Heparin in hospitalized COVID-19 patients

Spyropoulos and colleagues published randomized clinical trial on therapeutic-dose heparin in hospitalized COVID-19 patients where they concluded that the primary efficacy outcome was reduced in non-intensive care unit (ICU) patients, but not in ICU patients. In the intention-to-treat population, the authors reported a relative risk (RR) between the therapeutic dose and standard dose was 0.46 (95% confidence interval [CI] 0.27 - 0.81; p = 0.004) in the non-ICU stratum and 0.92 (95% CI 0.62 - 1.39; p = 0.71) in ICU stratum. Due to this difference in statistical significance, the authors concluded that the effect was only present in the non-ICU stratum.

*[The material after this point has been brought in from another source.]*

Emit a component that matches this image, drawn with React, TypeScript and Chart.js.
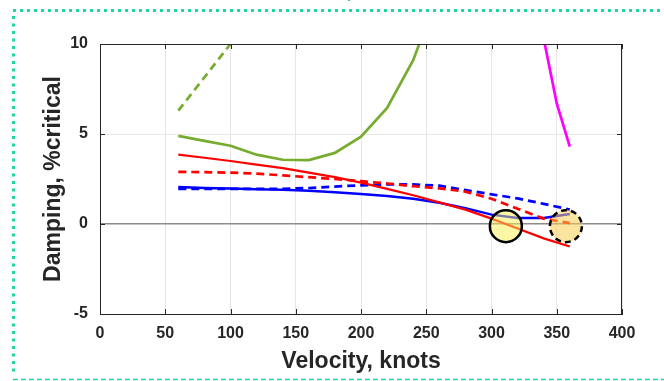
import React, { useEffect, useRef } from "react";
import { Chart, registerables } from "chart.js";

Chart.register(...registerables);

// ---- data ----
const velocity = [60, 80, 100, 120, 140, 160, 180, 200, 220, 240, 260, 280, 300, 320, 340, 360];
const greenSolid = [4.9, 4.62, 4.35, 3.85, 3.57, 3.55, 3.95, 4.85, 6.45, 9.1, 13, null, null, null, null, null];
const greenDashed = [6.3, 8.15, 10.0, 11.9, null, null, null, null, null, null, null, null, null, null, null, null];
const redSolid = [3.85, 3.68, 3.5, 3.3, 3.1, 2.85, 2.6, 2.3, 1.95, 1.6, 1.2, 0.8, 0.3, -0.25, -0.8, -1.25];
const redDashed = [2.9, 2.88, 2.85, 2.8, 2.7, 2.6, 2.5, 2.38, 2.25, 2.1, 1.98, 1.8, 1.4, 0.85, 0.3, 0.05];
const blueSolid = [2.05, 2.0, 1.97, 1.93, 1.9, 1.85, 1.77, 1.67, 1.55, 1.4, 1.18, 0.88, 0.52, 0.33, 0.33, 0.55];
const blueDashed = [1.95, 1.95, 1.95, 1.95, 1.95, 2.0, 2.08, 2.15, 2.2, 2.2, 2.13, 1.88, 1.65, 1.42, 1.12, 0.8];
const magentaVelocity = [330, 340, 350, 360];
const magentaDamping = [14, 10.3, 6.7, 4.3];
const flutterVelocity = [311, 357];
const flutterDamping = [-0.12, -0.12];
const xTicks = [0, 50, 100, 150, 200, 250, 300, 350, 400];
const yTicks = [-5, 0, 5, 10];

const FONT = "'Liberation Sans', Arial, Helvetica, sans-serif";
const TEAL = "#21d4a4";

const pts = (xs: number[], ys: (number | null)[]) =>
  xs.map((x, i) => ({ x, y: ys[i] })).filter((p) => p.y !== null);

const framePlugin = {
  id: "frame",
  beforeDraw(chart: any) {
    const ctx = chart.ctx;
    ctx.save();
    ctx.fillStyle = "#ffffff";
    ctx.fillRect(0, 0, chart.width, chart.height);
    ctx.fillStyle = TEAL;
    // top dotted
    for (let x = 13; x < chart.width; x += 7) ctx.fillRect(x, 9, 3, 3);
    // left dotted
    for (let y = 16; y < 376; y += 7.5) ctx.fillRect(12, y, 3, 3);
    // tiny mark at top
    ctx.fillRect(348, 0, 2, 1);
    // bottom dashed
    ctx.strokeStyle = TEAL;
    ctx.lineWidth = 1.5;
    ctx.setLineDash([5, 3]);
    ctx.beginPath();
    ctx.moveTo(13, 379.5);
    ctx.lineTo(chart.width, 379.5);
    ctx.stroke();
    ctx.restore();
  },
  afterDatasetsDraw(chart: any) {
    const ctx = chart.ctx;
    const xs = chart.scales.x;
    const ys = chart.scales.y;
    const { left, right, top, bottom } = chart.chartArea;
    ctx.save();
    // flutter circles
    flutterVelocity.forEach((v, i) => {
      const cx = xs.getPixelForValue(v);
      const cy = ys.getPixelForValue(flutterDamping[i]);
      ctx.beginPath();
      ctx.arc(cx, cy, 16, 0, Math.PI * 2);
      ctx.fillStyle = i === 0 ? "rgba(250,240,80,0.5)" : "rgba(247,205,80,0.55)";
      ctx.fill();
      ctx.lineWidth = 2.5;
      ctx.strokeStyle = "#000000";
      ctx.setLineDash(i === 0 ? [] : [6, 4]);
      ctx.stroke();
    });
    ctx.setLineDash([]);
    // box top/right
    ctx.strokeStyle = "#262626";
    ctx.lineWidth = 1;
    ctx.beginPath();
    ctx.moveTo(left, top + 0.5);
    ctx.lineTo(right, top + 0.5);
    ctx.moveTo(right - 0.5, top);
    ctx.lineTo(right - 0.5, bottom);
    ctx.stroke();
    // inward ticks
    ctx.beginPath();
    xTicks.forEach((t) => {
      const px = Math.round(xs.getPixelForValue(t)) + 0.5;
      ctx.moveTo(px, bottom);
      ctx.lineTo(px, bottom - 5);
      ctx.moveTo(px, top);
      ctx.lineTo(px, top + 5);
    });
    yTicks.forEach((t) => {
      const py = Math.round(ys.getPixelForValue(t)) + 0.5;
      ctx.moveTo(left, py);
      ctx.lineTo(left + 5, py);
      ctx.moveTo(right, py);
      ctx.lineTo(right - 5, py);
    });
    ctx.stroke();
    ctx.restore();
  },
};

export default function App() {
  const ref = useRef<HTMLCanvasElement | null>(null);
  useEffect(() => {
    if (!ref.current) return;
    const line = (data: any[], color: string, dashed: boolean, width = 2.5) => ({
      data,
      borderColor: color,
      backgroundColor: color,
      borderWidth: width,
      borderDash: dashed ? [8, 5] : [],
      pointRadius: 0,
      tension: 0,
      fill: false,
      showLine: true,
    });
    const chart = new Chart(ref.current, {
      type: "scatter",
      data: {
        datasets: [
          line(pts(velocity, greenSolid), "#77ac30", false, 2.7),
          line(pts(velocity, greenDashed), "#77ac30", true, 2.7),
          line(pts(velocity, redSolid), "#ff0000", false, 2.2),
          line(pts(velocity, redDashed), "#ff0000", true, 2.7),
          line(pts(velocity, blueSolid), "#0000ff", false, 2.5),
          line(pts(velocity, blueDashed), "#0000ff", true, 2.7),
          line(pts(magentaVelocity, magentaDamping), "#ff00ff", false, 2.7),
        ],
      },
      options: {
        animation: false,
        responsive: false,
        devicePixelRatio: 1,
        layout: { padding: { left: 0, top: 44, right: 42, bottom: 0 } },
        plugins: { legend: { display: false }, tooltip: { enabled: false } },
        scales: {
          x: {
            type: "linear",
            min: 0,
            max: 400,
            afterFit: (s: any) => {
              s.height = 67;
            },
            afterBuildTicks: (s: any) => {
              s.ticks = xTicks.map((v) => ({ value: v }));
            },
            ticks: {
              padding: 10,
              color: "#262626",
              font: { family: FONT, size: 16, weight: "bold" },
              maxRotation: 0,
            },
            grid: { color: "#e6e6e6", lineWidth: 1, drawTicks: false },
            border: { display: true, color: "#262626", width: 1 },
            title: {
              display: true,
              text: "Velocity, knots",
              color: "#262626",
              font: { family: FONT, size: 23, weight: "bold" },
              padding: { top: 0, bottom: 6 },
            },
          },
          y: {
            type: "linear",
            min: -5,
            max: 10,
            afterFit: (s: any) => {
              s.width = 100;
            },
            afterBuildTicks: (s: any) => {
              s.ticks = yTicks.map((v) => ({ value: v }));
            },
            ticks: {
              padding: 12,
              color: "#262626",
              font: { family: FONT, size: 16, weight: "bold" },
            },
            grid: {
              color: (c: any) => (c.tick && c.tick.value === 0 ? "#8c8c8c" : "#e6e6e6"),
              lineWidth: (c: any) => (c.tick && c.tick.value === 0 ? 1.5 : 1),
              drawTicks: false,
            },
            border: { display: true, color: "#262626", width: 1 },
            title: {
              display: true,
              text: "Damping, %critical",
              color: "#262626",
              font: { family: FONT, size: 23, weight: "bold" },
              padding: { top: 40, bottom: 0 },
            },
          },
        },
      },
      plugins: [framePlugin],
    } as any);
    return () => chart.destroy();
  }, []);
  return (
    <div style={{ position: "absolute", left: 0, top: 0, width: 664, height: 381 }}>
      <canvas ref={ref} width={664} height={381} style={{ display: "block" }} />
    </div>
  );
}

Along with colleagues Arthur Albuquerque and Carolina Santolia, we felt the statistical analysis supporting this conclusion was questionable and therefore submitted a letter to the editor which was not accepted for publication as the editors were “unable to assign your letter a sufficient priority for publication in JAMA Internal Medicine”. Consequently in addition to submitting the letter to PubPeer, I have reproduced the letter in this post.

As noted by Altman and Bland, statistical analysis should be targeted to the clinical question: is the effect of therapeutic-dose heparin different between ICU and non-ICU patients? To answer this question, one should directly compare the efficacy of therapeutic-dose heparin between non-ICU and ICU patients using am interaction test, which was not performed in this study. Thus, the authors cannot conclude that the treatment effect differed between these subgroups based on their simple comparison of statistically significant and statistically insignificant p values. We applied the appropriate interaction analysis and found a ratio of relative risks equal to 0.5 [95% CI 0.25, 0.99; p = 0.046] between non-ICU and ICU patients.

Beyond applying the proper statistical test, it must also be properly interpreted. If complete equipoise existed in the null hypothesis of no therapeutic difference between the different hospital populations before this study, then after observing this data there remains a 13% probability that the null hypothesis is true. Of course, if there existed a stronger prior belief in the null hypothesis, then the posterior belief in the null hypothesis of no difference would be even greater than 13%, despite the interaction p value < 0.05.

Highly uncertain times, such as the COVID-19 pandemics, require rapid evidence to aid clinicians in making decisions at the bedside and reliable subgroup analyses are of obvious importance in enhancing personalized clinical decision-making. However, this requires both the appropriate statistical analysis and its proper interpretation.